COLLECTED MATERIAL
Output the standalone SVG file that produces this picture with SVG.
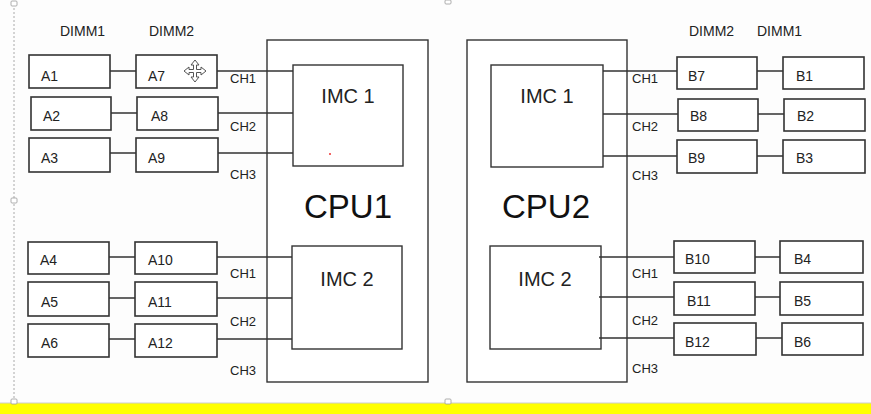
<svg xmlns="http://www.w3.org/2000/svg" width="871" height="414" viewBox="0 0 871 414">
<style>
.bx{fill:#fff;stroke:#333;stroke-width:1.6}
.cpu{fill:#fff;stroke:#333;stroke-width:1.4}
.ln{stroke:#333;stroke-width:1.4;fill:none}
.t{font-family:"Liberation Sans",Arial,sans-serif;font-size:14px;fill:#222}
.ch{font-family:"Liberation Sans",Arial,sans-serif;font-size:13px;fill:#222}
.imc{font-family:"Liberation Sans",Arial,sans-serif;font-size:20px;fill:#222;text-anchor:middle}
.big{font-family:"Liberation Sans",Arial,sans-serif;font-size:33px;fill:#111;text-anchor:middle}
.h{fill:#fff;stroke:#999;stroke-width:0.8}
</style>
<rect width="871" height="414" fill="#fdfdfd"/>
<rect x="0" y="403" width="871" height="11" fill="#ffff00"/>
<line x1="0" y1="403" x2="871" y2="403" stroke="#ccc" stroke-width="1"/>
<line x1="14" y1="4" x2="14" y2="403" stroke="#aaa" stroke-width="1" stroke-dasharray="2,2"/>
<rect class="h" x="11" y="1" width="6" height="5" rx="1"/>
<rect class="h" x="11" y="198" width="6" height="5" rx="1"/>
<rect class="h" x="11" y="399" width="6" height="5" rx="1"/>
<rect class="h" x="445" y="0" width="6" height="4" rx="1"/>
<rect class="h" x="445" y="399" width="6" height="5" rx="1"/>

<g id="labels">
<text class="t" x="60" y="36">DIMM1</text>
<text class="t" x="149" y="36">DIMM2</text>
<text class="t" x="689" y="36">DIMM2</text>
<text class="t" x="757" y="36">DIMM1</text>
</g>

<g id="cpu1">
<rect class="cpu" x="267" y="40" width="161" height="342"/>
<text class="big" x="348" y="218">CPU1</text>
</g>
<g id="cpu1-imc1">
<rect class="cpu" x="293" y="65" width="110" height="101"/>
<text class="imc" x="348" y="103">IMC 1</text>
<circle cx="330" cy="154" r="1" fill="#e33"/>
</g>
<g id="cpu1-imc2">
<rect class="cpu" x="292" y="246" width="110" height="103"/>
<text class="imc" x="347" y="286">IMC 2</text>
</g>
<g id="cpu2">
<rect class="cpu" x="467" y="40" width="160" height="342"/>
<text class="big" x="546" y="218">CPU2</text>
</g>
<g id="cpu2-imc1">
<rect class="cpu" x="491" y="65" width="112" height="102"/>
<text class="imc" x="547" y="103">IMC 1</text>
</g>
<g id="cpu2-imc2">
<rect class="cpu" x="490" y="246" width="111" height="103"/>
<text class="imc" x="545" y="286">IMC 2</text>
</g>

<g id="connectors">
<path class="ln" d="M110 71H136M217 71H293"/>
<path class="ln" d="M111 113H137M218 113H293"/>
<path class="ln" d="M110 153H136M218 153H293"/>
<path class="ln" d="M109 257H135M217 257H292"/>
<path class="ln" d="M109 298H135M217 298H292"/>
<path class="ln" d="M109 339H135M217 339H292"/>
<path class="ln" d="M603 71H677M757 71H783"/>
<path class="ln" d="M603 114H678M758 114H784"/>
<path class="ln" d="M603 156H677M757 156H783"/>
<path class="ln" d="M599 257H674M755 257H780"/>
<path class="ln" d="M599 297H674M755 297H780"/>
<path class="ln" d="M599 338H674M756 338H782"/>
</g>

<g id="ch-labels">
<text class="ch" x="230" y="83">CH1</text>
<text class="ch" x="230" y="131">CH2</text>
<text class="ch" x="230" y="179">CH3</text>
<text class="ch" x="230" y="278">CH1</text>
<text class="ch" x="230" y="326">CH2</text>
<text class="ch" x="230" y="375">CH3</text>
<text class="ch" x="632" y="83">CH1</text>
<text class="ch" x="632" y="131">CH2</text>
<text class="ch" x="632" y="180">CH3</text>
<text class="ch" x="632" y="278">CH1</text>
<text class="ch" x="632" y="325">CH2</text>
<text class="ch" x="632" y="373">CH3</text>
</g>

<g id="A1"><rect class="bx" x="29" y="55" width="81" height="33"/><text class="t" x="41" y="81">A1</text></g>
<g id="A7"><rect class="bx" x="136" y="55" width="81" height="33"/><text class="t" x="148" y="81">A7</text></g>
<g id="A2"><rect class="bx" x="31" y="97" width="80" height="33"/><text class="t" x="43" y="121">A2</text></g>
<g id="A8"><rect class="bx" x="137" y="97" width="81" height="33"/><text class="t" x="151" y="121">A8</text></g>
<g id="A3"><rect class="bx" x="29" y="138" width="81" height="34"/><text class="t" x="41" y="163">A3</text></g>
<g id="A9"><rect class="bx" x="136" y="138" width="82" height="34"/><text class="t" x="148" y="163">A9</text></g>
<g id="A4"><rect class="bx" x="28" y="242" width="81" height="32"/><text class="t" x="40" y="265">A4</text></g>
<g id="A10"><rect class="bx" x="135" y="242" width="82" height="32"/><text class="t" x="148" y="265">A10</text></g>
<g id="A5"><rect class="bx" x="28" y="282" width="81" height="34"/><text class="t" x="41" y="307">A5</text></g>
<g id="A11"><rect class="bx" x="135" y="282" width="82" height="34"/><text class="t" x="148" y="307">A11</text></g>
<g id="A6"><rect class="bx" x="28" y="324" width="81" height="33"/><text class="t" x="41" y="348">A6</text></g>
<g id="A12"><rect class="bx" x="135" y="324" width="82" height="33"/><text class="t" x="148" y="348">A12</text></g>

<g id="B7"><rect class="bx" x="677" y="57" width="80" height="32"/><text class="t" x="688" y="81">B7</text></g>
<g id="B1"><rect class="bx" x="783" y="57" width="81" height="32"/><text class="t" x="796" y="81">B1</text></g>
<g id="B8"><rect class="bx" x="678" y="99" width="80" height="32"/><text class="t" x="690" y="121">B8</text></g>
<g id="B2"><rect class="bx" x="784" y="99" width="81" height="32"/><text class="t" x="797" y="121">B2</text></g>
<g id="B9"><rect class="bx" x="677" y="140" width="80" height="33"/><text class="t" x="688" y="163">B9</text></g>
<g id="B3"><rect class="bx" x="783" y="140" width="82" height="33"/><text class="t" x="796" y="163">B3</text></g>
<g id="B10"><rect class="bx" x="674" y="241" width="81" height="32"/><text class="t" x="685" y="264">B10</text></g>
<g id="B4"><rect class="bx" x="780" y="241" width="83" height="32"/><text class="t" x="794" y="264">B4</text></g>
<g id="B11"><rect class="bx" x="674" y="282" width="81" height="33"/><text class="t" x="687" y="306">B11</text></g>
<g id="B5"><rect class="bx" x="780" y="282" width="83" height="33"/><text class="t" x="794" y="306">B5</text></g>
<g id="B12"><rect class="bx" x="674" y="323" width="82" height="32"/><text class="t" x="685" y="347">B12</text></g>
<g id="B6"><rect class="bx" x="782" y="323" width="81" height="32"/><text class="t" x="794" y="347">B6</text></g>

<g id="cursor" fill="#fff" stroke="#555" stroke-width="1">
<path d="M195 60l-4 5h2.5v4.5h-4.5v-2.5l-5 4 5 4v-2.5h4.5v4.5h-2.5l4 5 4-5h-2.5v-4.5h4.5v2.5l5-4-5-4v2.5h-4.5v-4.5h2.5z"/>
</g>
</svg>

STATED EXERCISE
Pictures excluded, quote all the data above exactly.

COMPLETED EXERCISE
Output the standalone SVG file that produces this picture with SVG.
<svg xmlns="http://www.w3.org/2000/svg" width="871" height="414" viewBox="0 0 871 414">
<style>
.bx{fill:#fff;stroke:#333;stroke-width:1.6}
.cpu{fill:#fff;stroke:#333;stroke-width:1.4}
.ln{stroke:#333;stroke-width:1.4;fill:none}
.t{font-family:"Liberation Sans",Arial,sans-serif;font-size:14px;fill:#222}
.ch{font-family:"Liberation Sans",Arial,sans-serif;font-size:13px;fill:#222}
.imc{font-family:"Liberation Sans",Arial,sans-serif;font-size:20px;fill:#222;text-anchor:middle}
.big{font-family:"Liberation Sans",Arial,sans-serif;font-size:33px;fill:#111;text-anchor:middle}
.h{fill:#fff;stroke:#999;stroke-width:0.8}
</style>
<rect width="871" height="414" fill="#fdfdfd"/>
<rect x="0" y="403" width="871" height="11" fill="#ffff00"/>
<line x1="0" y1="403" x2="871" y2="403" stroke="#ccc" stroke-width="1"/>
<line x1="14" y1="4" x2="14" y2="403" stroke="#aaa" stroke-width="1" stroke-dasharray="2,2"/>
<rect class="h" x="11" y="1" width="6" height="5" rx="1"/>
<rect class="h" x="11" y="198" width="6" height="5" rx="1"/>
<rect class="h" x="11" y="399" width="6" height="5" rx="1"/>
<rect class="h" x="445" y="0" width="6" height="4" rx="1"/>
<rect class="h" x="445" y="399" width="6" height="5" rx="1"/>

<g id="labels">
<text class="t" x="60" y="36">DIMM1</text>
<text class="t" x="149" y="36">DIMM2</text>
<text class="t" x="689" y="36">DIMM2</text>
<text class="t" x="757" y="36">DIMM1</text>
</g>

<g id="cpu1">
<rect class="cpu" x="267" y="40" width="161" height="342"/>
<text class="big" x="348" y="218">CPU1</text>
</g>
<g id="cpu1-imc1">
<rect class="cpu" x="293" y="65" width="110" height="101"/>
<text class="imc" x="348" y="103">IMC 1</text>
<circle cx="330" cy="154" r="1" fill="#e33"/>
</g>
<g id="cpu1-imc2">
<rect class="cpu" x="292" y="246" width="110" height="103"/>
<text class="imc" x="347" y="286">IMC 2</text>
</g>
<g id="cpu2">
<rect class="cpu" x="467" y="40" width="160" height="342"/>
<text class="big" x="546" y="218">CPU2</text>
</g>
<g id="cpu2-imc1">
<rect class="cpu" x="491" y="65" width="112" height="102"/>
<text class="imc" x="547" y="103">IMC 1</text>
</g>
<g id="cpu2-imc2">
<rect class="cpu" x="490" y="246" width="111" height="103"/>
<text class="imc" x="545" y="286">IMC 2</text>
</g>

<g id="connectors">
<path class="ln" d="M110 71H136M217 71H293"/>
<path class="ln" d="M111 113H137M218 113H293"/>
<path class="ln" d="M110 153H136M218 153H293"/>
<path class="ln" d="M109 257H135M217 257H292"/>
<path class="ln" d="M109 298H135M217 298H292"/>
<path class="ln" d="M109 339H135M217 339H292"/>
<path class="ln" d="M603 71H677M757 71H783"/>
<path class="ln" d="M603 114H678M758 114H784"/>
<path class="ln" d="M603 156H677M757 156H783"/>
<path class="ln" d="M599 257H674M755 257H780"/>
<path class="ln" d="M599 297H674M755 297H780"/>
<path class="ln" d="M599 338H674M756 338H782"/>
</g>

<g id="ch-labels">
<text class="ch" x="230" y="83">CH1</text>
<text class="ch" x="230" y="131">CH2</text>
<text class="ch" x="230" y="179">CH3</text>
<text class="ch" x="230" y="278">CH1</text>
<text class="ch" x="230" y="326">CH2</text>
<text class="ch" x="230" y="375">CH3</text>
<text class="ch" x="632" y="83">CH1</text>
<text class="ch" x="632" y="131">CH2</text>
<text class="ch" x="632" y="180">CH3</text>
<text class="ch" x="632" y="278">CH1</text>
<text class="ch" x="632" y="325">CH2</text>
<text class="ch" x="632" y="373">CH3</text>
</g>

<g id="A1"><rect class="bx" x="29" y="55" width="81" height="33"/><text class="t" x="41" y="81">A1</text></g>
<g id="A7"><rect class="bx" x="136" y="55" width="81" height="33"/><text class="t" x="148" y="81">A7</text></g>
<g id="A2"><rect class="bx" x="31" y="97" width="80" height="33"/><text class="t" x="43" y="121">A2</text></g>
<g id="A8"><rect class="bx" x="137" y="97" width="81" height="33"/><text class="t" x="151" y="121">A8</text></g>
<g id="A3"><rect class="bx" x="29" y="138" width="81" height="34"/><text class="t" x="41" y="163">A3</text></g>
<g id="A9"><rect class="bx" x="136" y="138" width="82" height="34"/><text class="t" x="148" y="163">A9</text></g>
<g id="A4"><rect class="bx" x="28" y="242" width="81" height="32"/><text class="t" x="40" y="265">A4</text></g>
<g id="A10"><rect class="bx" x="135" y="242" width="82" height="32"/><text class="t" x="148" y="265">A10</text></g>
<g id="A5"><rect class="bx" x="28" y="282" width="81" height="34"/><text class="t" x="41" y="307">A5</text></g>
<g id="A11"><rect class="bx" x="135" y="282" width="82" height="34"/><text class="t" x="148" y="307">A11</text></g>
<g id="A6"><rect class="bx" x="28" y="324" width="81" height="33"/><text class="t" x="41" y="348">A6</text></g>
<g id="A12"><rect class="bx" x="135" y="324" width="82" height="33"/><text class="t" x="148" y="348">A12</text></g>

<g id="B7"><rect class="bx" x="677" y="57" width="80" height="32"/><text class="t" x="688" y="81">B7</text></g>
<g id="B1"><rect class="bx" x="783" y="57" width="81" height="32"/><text class="t" x="796" y="81">B1</text></g>
<g id="B8"><rect class="bx" x="678" y="99" width="80" height="32"/><text class="t" x="690" y="121">B8</text></g>
<g id="B2"><rect class="bx" x="784" y="99" width="81" height="32"/><text class="t" x="797" y="121">B2</text></g>
<g id="B9"><rect class="bx" x="677" y="140" width="80" height="33"/><text class="t" x="688" y="163">B9</text></g>
<g id="B3"><rect class="bx" x="783" y="140" width="82" height="33"/><text class="t" x="796" y="163">B3</text></g>
<g id="B10"><rect class="bx" x="674" y="241" width="81" height="32"/><text class="t" x="685" y="264">B10</text></g>
<g id="B4"><rect class="bx" x="780" y="241" width="83" height="32"/><text class="t" x="794" y="264">B4</text></g>
<g id="B11"><rect class="bx" x="674" y="282" width="81" height="33"/><text class="t" x="687" y="306">B11</text></g>
<g id="B5"><rect class="bx" x="780" y="282" width="83" height="33"/><text class="t" x="794" y="306">B5</text></g>
<g id="B12"><rect class="bx" x="674" y="323" width="82" height="32"/><text class="t" x="685" y="347">B12</text></g>
<g id="B6"><rect class="bx" x="782" y="323" width="81" height="32"/><text class="t" x="794" y="347">B6</text></g>

<g id="cursor" fill="#fff" stroke="#555" stroke-width="1">
<path d="M195 60l-4 5h2.5v4.5h-4.5v-2.5l-5 4 5 4v-2.5h4.5v4.5h-2.5l4 5 4-5h-2.5v-4.5h4.5v2.5l5-4-5-4v2.5h-4.5v-4.5h2.5z"/>
</g>
</svg>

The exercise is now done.